## YOUR INSTRUCTIONS
Output the material below unchanged, apart from leaving out the pictures.
═══ DATA LINES
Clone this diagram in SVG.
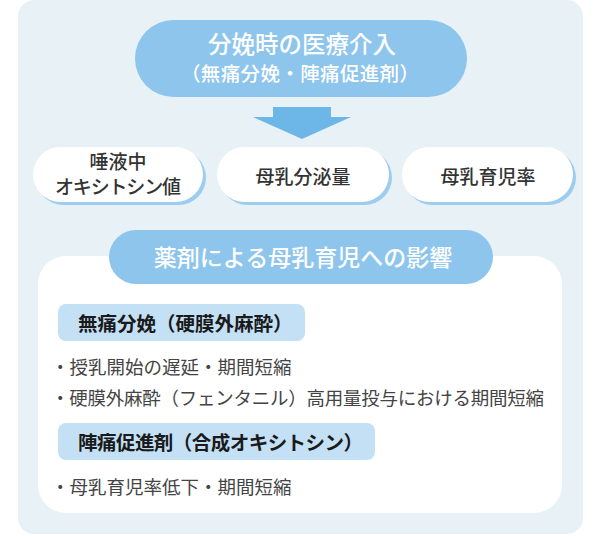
<svg xmlns="http://www.w3.org/2000/svg" width="600" height="536" viewBox="0 0 600 536">
<style>
text{font-family:"Noto Sans CJK JP","Noto Sans CJK SC",sans-serif;}
.pill{fill:#8dc5ec;}
.pt{fill:#fff;font-weight:500;text-anchor:middle;}
.box{fill:#fff;}
.shadow{fill:#9ccdf0;}
.bt{fill:#333;font-size:19px;font-weight:500;text-anchor:middle;}
.sub{fill:#c4e0f5;}
.st{fill:#1a1a1a;font-size:19.5px;font-weight:700;}
.li{fill:#444;font-size:18.5px;font-weight:400;}
</style>
<rect x="18" y="0" width="565" height="534" rx="16" fill="#e8f2f6"/>
<g id="connectors">
<polygon points="273,107 331,107 331,117 351,117 302,139 253,117 273,117" fill="#6cb6e8"/>
</g>
<g id="node-top">
<rect class="pill" x="135" y="20" width="332" height="77" rx="38.5"/>
<text class="pt" x="302" y="53" font-size="23.5">分娩時の医療介入</text>
<text class="pt" x="300" y="81" font-size="19.5" font-weight="400" textLength="238">（無痛分娩・陣痛促進剤）</text>
</g>
<g id="node-oxytocin">
<rect class="shadow" x="36" y="150" width="170" height="55" rx="27.5"/>
<rect class="box" x="33" y="147" width="170" height="55" rx="27.5"/>
<text class="bt" x="118" y="169">唾液中</text>
<text class="bt" x="118" y="194" textLength="126">オキシトシン値</text>
</g>
<g id="node-milk">
<rect class="shadow" x="220" y="150" width="172" height="55" rx="27.5"/>
<rect class="box" x="217" y="147" width="172" height="55" rx="27.5"/>
<text class="bt" x="303" y="184">母乳分泌量</text>
</g>
<g id="node-rate">
<rect class="shadow" x="405" y="150" width="171" height="55" rx="27.5"/>
<rect class="box" x="402" y="147" width="171" height="55" rx="27.5"/>
<text class="bt" x="488" y="184">母乳育児率</text>
</g>
<g id="node-effects">
<rect x="38" y="256" width="524" height="257" rx="28" fill="#fff"/>
<rect class="pill" x="109" y="230" width="384" height="54" rx="27"/>
<text class="pt" x="303" y="266" font-size="23">薬剤による母乳育児への影響</text>
</g>
<g id="node-epidural">
<rect class="sub" x="58" y="304" width="247" height="37" rx="8"/>
<text class="st" x="78" y="331">無痛分娩（硬膜外麻酔）</text>
<text class="li" x="51" y="374">・授乳開始の遅延・期間短縮</text>
<text class="li" x="51" y="405" textLength="493">・硬膜外麻酔（フェンタニル）高用量投与における期間短縮</text>
</g>
<g id="node-induction">
<rect class="sub" x="58" y="423" width="317" height="37" rx="8"/>
<text class="st" x="78" y="450" textLength="285">陣痛促進剤（合成オキシトシン）</text>
<text class="li" x="51" y="494">・母乳育児率低下・期間短縮</text>
</g>
</svg>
══════
## RESPONSE TO THIS EXERCISE
Clone this diagram in SVG.
<svg xmlns="http://www.w3.org/2000/svg" width="600" height="536" viewBox="0 0 600 536">
<style>
text{font-family:"Noto Sans CJK JP","Noto Sans CJK SC",sans-serif;}
.pill{fill:#8dc5ec;}
.pt{fill:#fff;font-weight:500;text-anchor:middle;}
.box{fill:#fff;}
.shadow{fill:#9ccdf0;}
.bt{fill:#333;font-size:19px;font-weight:500;text-anchor:middle;}
.sub{fill:#c4e0f5;}
.st{fill:#1a1a1a;font-size:19.5px;font-weight:700;}
.li{fill:#444;font-size:18.5px;font-weight:400;}
</style>
<rect x="18" y="0" width="565" height="534" rx="16" fill="#e8f2f6"/>
<g id="connectors">
<polygon points="273,107 331,107 331,117 351,117 302,139 253,117 273,117" fill="#6cb6e8"/>
</g>
<g id="node-top">
<rect class="pill" x="135" y="20" width="332" height="77" rx="38.5"/>
<text class="pt" x="302" y="53" font-size="23.5">分娩時の医療介入</text>
<text class="pt" x="300" y="81" font-size="19.5" font-weight="400" textLength="238">（無痛分娩・陣痛促進剤）</text>
</g>
<g id="node-oxytocin">
<rect class="shadow" x="36" y="150" width="170" height="55" rx="27.5"/>
<rect class="box" x="33" y="147" width="170" height="55" rx="27.5"/>
<text class="bt" x="118" y="169">唾液中</text>
<text class="bt" x="118" y="194" textLength="126">オキシトシン値</text>
</g>
<g id="node-milk">
<rect class="shadow" x="220" y="150" width="172" height="55" rx="27.5"/>
<rect class="box" x="217" y="147" width="172" height="55" rx="27.5"/>
<text class="bt" x="303" y="184">母乳分泌量</text>
</g>
<g id="node-rate">
<rect class="shadow" x="405" y="150" width="171" height="55" rx="27.5"/>
<rect class="box" x="402" y="147" width="171" height="55" rx="27.5"/>
<text class="bt" x="488" y="184">母乳育児率</text>
</g>
<g id="node-effects">
<rect x="38" y="256" width="524" height="257" rx="28" fill="#fff"/>
<rect class="pill" x="109" y="230" width="384" height="54" rx="27"/>
<text class="pt" x="303" y="266" font-size="23">薬剤による母乳育児への影響</text>
</g>
<g id="node-epidural">
<rect class="sub" x="58" y="304" width="247" height="37" rx="8"/>
<text class="st" x="78" y="331">無痛分娩（硬膜外麻酔）</text>
<text class="li" x="51" y="374">・授乳開始の遅延・期間短縮</text>
<text class="li" x="51" y="405" textLength="493">・硬膜外麻酔（フェンタニル）高用量投与における期間短縮</text>
</g>
<g id="node-induction">
<rect class="sub" x="58" y="423" width="317" height="37" rx="8"/>
<text class="st" x="78" y="450" textLength="285">陣痛促進剤（合成オキシトシン）</text>
<text class="li" x="51" y="494">・母乳育児率低下・期間短縮</text>
</g>
</svg>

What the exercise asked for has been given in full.